2. Salary cuts or benefit restrictions
The level of an employee's salary and benefits is normally a contractual right. As such, any proposal to reduce the salary or benefits of an employee will normally require the express consent of the employee. Generally speaking, an employee will only consent to a reduction of his or her contractual benefits if the employee is incentivised to do so. Such incentives may include an assurance of future increases (for example, when the business environment improves) or a threat of possible redundancy should it not be possible to reduce costs through a salary/benefit reduction. Point to note: Occasionally a contract of employment may give an employer a wide power to vary the terms of the contract without the consent of the employee. Such a unilateral power of variation is not unfettered and must not be exercised "capriciously".
3. Voluntary leave arrangements
An increasing number of employers are offering employees the opportunity to take voluntary unpaid leave in times of material business disruption. From a legal perspective this will be an agreed variation of contract. As such the issues are similar to those in 2 above. Voluntary leave schemes can take multiple different forms. For example, an employee may agree to: Points to note: Any period of unpaid leave will have an impact on the calculation of an employee's wage-based entitlements, e.g. statutory holiday pay and annual leave pay. As such, it is important to ensure that appropriate payroll adjustments are made.

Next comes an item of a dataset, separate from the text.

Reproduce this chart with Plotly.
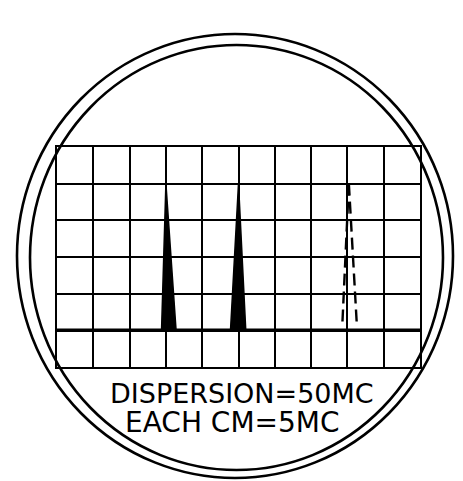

- A 25% reduction of monthly wages for two months in return for two additional weeks’ leave that he or she can take any time in the next 6 months, or
- Take an immediate two weeks of unpaid leave, in which case it will be just the month in which the leave it taken where the payroll will be reduced.
4. Mandatory leave
Most employment contracts give an employer influence over when an employee should take annual leave. It may make sense for an employer to look to exercise such influence to require employees to take their annual leave when business is slow and then require them to be at work when business picks up. Points to note: Be careful to check the employment contract to identify whether and when an employer can require an employee to take leave.